CHALLENGE: Look for "this" in the listing below. Gather each line that contains it.

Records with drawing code
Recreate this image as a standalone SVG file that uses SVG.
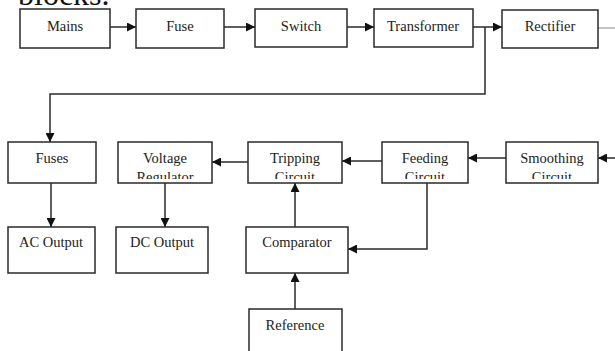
<svg xmlns="http://www.w3.org/2000/svg" width="615" height="351" viewBox="0 0 615 351">
<style>
.box{fill:#fff;stroke:#2a2a2a;stroke-width:1.5}
.t{font-family:"Liberation Serif","Times New Roman",serif;font-size:14.5px;fill:#222;text-anchor:middle}
.c{fill:none;stroke:#2a2a2a;stroke-width:1.5}
.thin{fill:none;stroke:#888;stroke-width:1}
</style>
<defs>
<marker id="ah" viewBox="0 0 10 10" refX="10" refY="5" markerWidth="9" markerHeight="9" markerUnits="userSpaceOnUse" orient="auto">
<path d="M0,0 L10,5 L0,10 z" fill="#111"/>
</marker>
<clipPath id="cVR"><rect x="118" y="142" width="94" height="37"/></clipPath>
<clipPath id="cTC"><rect x="248" y="142" width="94" height="37"/></clipPath>
<clipPath id="cFC"><rect x="382" y="142" width="86" height="37"/></clipPath>
<clipPath id="cSC"><rect x="506" y="142" width="92" height="37"/></clipPath>
</defs>
<rect width="615" height="351" fill="#fff"/>
<text x="18" y="5" font-family="Liberation Serif,serif" font-size="32" fill="#111">blocks.</text>

<g id="connectors">
<path class="c" d="M110,27 H136" marker-end="url(#ah)"/>
<path class="c" d="M224,27 H255" marker-end="url(#ah)"/>
<path class="c" d="M347,27 H374" marker-end="url(#ah)"/>
<path class="c" d="M473,27 H502" marker-end="url(#ah)"/>
<path class="c" d="M485,27 V94 H50 V142" marker-end="url(#ah)"/>
<path class="thin" d="M598,28 H615"/>
<path class="c" d="M615,158 H598" marker-end="url(#ah)"/>
<path class="c" d="M506,158 H468" marker-end="url(#ah)"/>
<path class="c" d="M382,161 H342" marker-end="url(#ah)"/>
<path class="c" d="M248,162 H212" marker-end="url(#ah)"/>
<path class="c" d="M51,183 V227" marker-end="url(#ah)"/>
<path class="c" d="M165,183 V227" marker-end="url(#ah)"/>
<path class="c" d="M295,227 V183" marker-end="url(#ah)"/>
<path class="c" d="M427,183 V249 H348" marker-end="url(#ah)"/>
<path class="c" d="M295,309 V273" marker-end="url(#ah)"/>
</g>

<g id="mains"><rect class="box" x="20" y="9" width="90" height="39"/><text class="t" x="65" y="31">Mains</text></g>
<g id="fuse"><rect class="box" x="136" y="9" width="88" height="39"/><text class="t" x="180" y="31">Fuse</text></g>
<g id="switch"><rect class="box" x="255" y="9" width="92" height="38"/><text class="t" x="301" y="31">Switch</text></g>
<g id="transformer"><rect class="box" x="374" y="9" width="99" height="38"/><text class="t" x="423" y="31">Transformer</text></g>
<g id="rectifier"><rect class="box" x="502" y="10" width="96" height="38"/><text class="t" x="550" y="31">Rectifier</text></g>

<g id="fuses"><rect class="box" x="8" y="142" width="88" height="41"/><text class="t" x="52" y="163">Fuses</text></g>
<g id="voltage-regulator"><rect class="box" x="118" y="142" width="94" height="41"/><text class="t" x="165" y="163">Voltage</text><text class="t" x="165" y="182" clip-path="url(#cVR)">Regulator</text></g>
<g id="tripping-circuit"><rect class="box" x="248" y="142" width="94" height="41"/><text class="t" x="295" y="163">Tripping</text><text class="t" x="295" y="182" clip-path="url(#cTC)">Circuit</text></g>
<g id="feeding-circuit"><rect class="box" x="382" y="142" width="86" height="41"/><text class="t" x="425" y="163">Feeding</text><text class="t" x="425" y="182" clip-path="url(#cFC)">Circuit</text></g>
<g id="smoothing-circuit"><rect class="box" x="506" y="142" width="92" height="41"/><text class="t" x="552" y="163">Smoothing</text><text class="t" x="552" y="182" clip-path="url(#cSC)">Circuit</text></g>

<g id="ac-output"><rect class="box" x="8" y="227" width="87" height="46"/><text class="t" x="51" y="247">AC Output</text></g>
<g id="dc-output"><rect class="box" x="116" y="227" width="92" height="46"/><text class="t" x="162" y="247">DC Output</text></g>
<g id="comparator"><rect class="box" x="246" y="227" width="102" height="46"/><text class="t" x="297" y="247">Comparator</text></g>
<g id="reference"><rect class="box" x="249" y="309" width="93" height="50"/><text class="t" x="295" y="330">Reference</text></g>
</svg>
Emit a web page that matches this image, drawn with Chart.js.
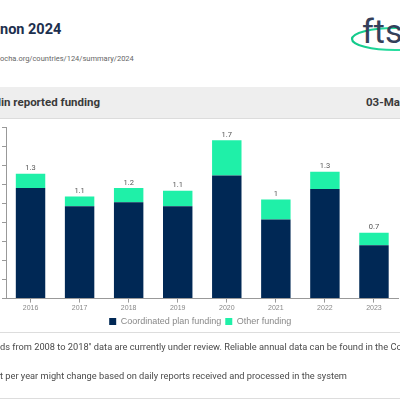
<html>
<head>
<meta charset="UTF-8">
<title>Lebanon 2024</title>
<style>
* {
    font-family: Roboto, "Noto Sans", Arial, sans-serif;
}

body {
    margin: 0;
    width: 400px;
    height: 400px;
    overflow: hidden;
    position: relative;
    background: white;
}

.abs {
    position: absolute;
    white-space: nowrap;
}

.cut {
    position: absolute;
    right: 100%;
}

h1.title {
    left: 0;
    top: 21px;
    margin: 0;
    font-size: 14.5px;
    font-weight: 700;
    color: #1d2f4e;
}

div.url {
    left: 0;
    top: 54px;
    font-size: 7.5px;
    color: #666;
}

div.bar {
    left: 0;
    top: 87px;
    width: 400px;
    height: 31px;
    background: #eeeeee;
    border-bottom: 1px solid #dcdcdc;
}

div.bar span.t {
    position: absolute;
    top: 8px;
    font-size: 11.5px;
    font-weight: 700;
    color: #3a3a3a;
    white-space: nowrap;
}

div.chart {
    left: 0;
    top: 118px;
    width: 400px;
    height: 218px;
}

div.note {
    left: 0;
    font-size: 9.25px;
    color: #4a4a4a;
}

hr.rule {
    position: absolute;
    left: 0;
    width: 400px;
    margin: 0;
    border: 0;
    border-top: 1px solid #dddddd;
}
</style>
<script src="https://cdnjs.cloudflare.com/ajax/libs/Chart.js/4.2.1/chart.umd.min.js"></script>
</head>
<body>

<h1 class="abs title"><span class="cut">Leba</span>non 2024</h1>
<div class="abs url"><span class="cut">https://fts.un</span>ocha.org/countries/124/summary/2024</div>

<svg class="abs" style="left:348px; top:8px" width="52" height="48" viewBox="0 0 52 48">
<defs>
<linearGradient id="g" x1="0" x2="1" y1="0" y2="0">
<stop offset="0" stop-color="#12c98a"/>
<stop offset="1" stop-color="#3cf0b4"/>
</linearGradient>
</defs>
<ellipse cx="47" cy="31" rx="43" ry="11" fill="none" stroke="url(#g)" stroke-width="2.2"/>
<text x="14" y="35" font-family="Roboto, sans-serif" font-size="34" fill="#34405a">fts</text>
</svg>

<div class="abs bar">
<span class="t" style="left:1px"><span class="cut">Trend </span>in reported funding</span>
<span class="t" style="left:366px">03-Mar-2024</span>
</div>

<div class="abs chart"><canvas id="canvas"></canvas></div>

<hr class="rule" style="top:332px">
<div class="abs note" style="top:341px"><span class="cut">*Fun</span>ds from 2008 to 2018" data are currently under review. Reliable annual data can be found in the Country profile pages</div>
<div class="abs note" style="top:370px"><span class="cut">The amoun</span>t per year might change based on daily reports received and processed in the system</div>
<hr class="rule" style="top:398px">

<script>
// US$ billion
const years = ["2016", "2017", "2018", "2019", "2020", "2021", "2022", "2023"]
const coordinated = [1.16, 0.97, 1.01, 0.97, 1.29, 0.83, 1.15, 0.56]
const other = [0.15, 0.10, 0.15, 0.16, 0.37, 0.21, 0.18, 0.13]

const totalLabels = {
    id: "totalLabels",
    afterDatasetsDraw(chart) {
        const ctx = chart.ctx
        const meta = chart.getDatasetMeta(1)
        ctx.save()
        ctx.font = "7.5px Roboto, sans-serif"
        ctx.fillStyle = "#555"
        ctx.textAlign = "center"
        ctx.textBaseline = "bottom"
        meta.data.forEach((bar, i) => {
            const total = Math.round((coordinated[i] + other[i]) * 10) / 10
            ctx.fillText(String(total), bar.x, bar.y - 1.5)
        })
        ctx.restore()
    }
}

const ctx = document.getElementById("canvas").getContext("2d")
const chart = new Chart(ctx, {
    type: "bar",
    data: {
        labels: years,
        datasets: [
            {label: "Coordinated plan funding", data: coordinated, backgroundColor: "#002855"},
            {label: "Other funding", data: other, backgroundColor: "#1ff0a8"},
        ],
    },
    options: {
        responsive: true,
        maintainAspectRatio: false,
        animation: false,
        categoryPercentage: 1,
        barPercentage: 0.6,
        layout: {padding: {top: 9, left: 2, right: 1.5, bottom: 0}},
        plugins: {
            legend: {
                position: "bottom",
                labels: {
                    boxWidth: 7,
                    boxHeight: 7,
                    padding: 4,
                    color: "#888",
                    font: {size: 9},
                },
            },
            tooltip: {enabled: false},
        },
        scales: {
            x: {
                stacked: true,
                grid: {offset: false, drawOnChartArea: false, tickLength: 4, color: "#999"},
                border: {color: "#999"},
                ticks: {color: "#888", font: {size: 7}, padding: 1},
            },
            y: {
                stacked: true,
                min: 0,
                max: 1.8,
                grid: {drawOnChartArea: false, tickLength: 4, color: "#999"},
                border: {color: "#999"},
                ticks: {display: false, stepSize: 0.2},
            },
        },
    },
    plugins: [totalLabels],
})
</script>
</body>
</html>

EXERCISE OUTPUT:
Recreate this image as a standalone SVG file that uses SVG.
Emit a web page that matches this image, drawn with Chart.js.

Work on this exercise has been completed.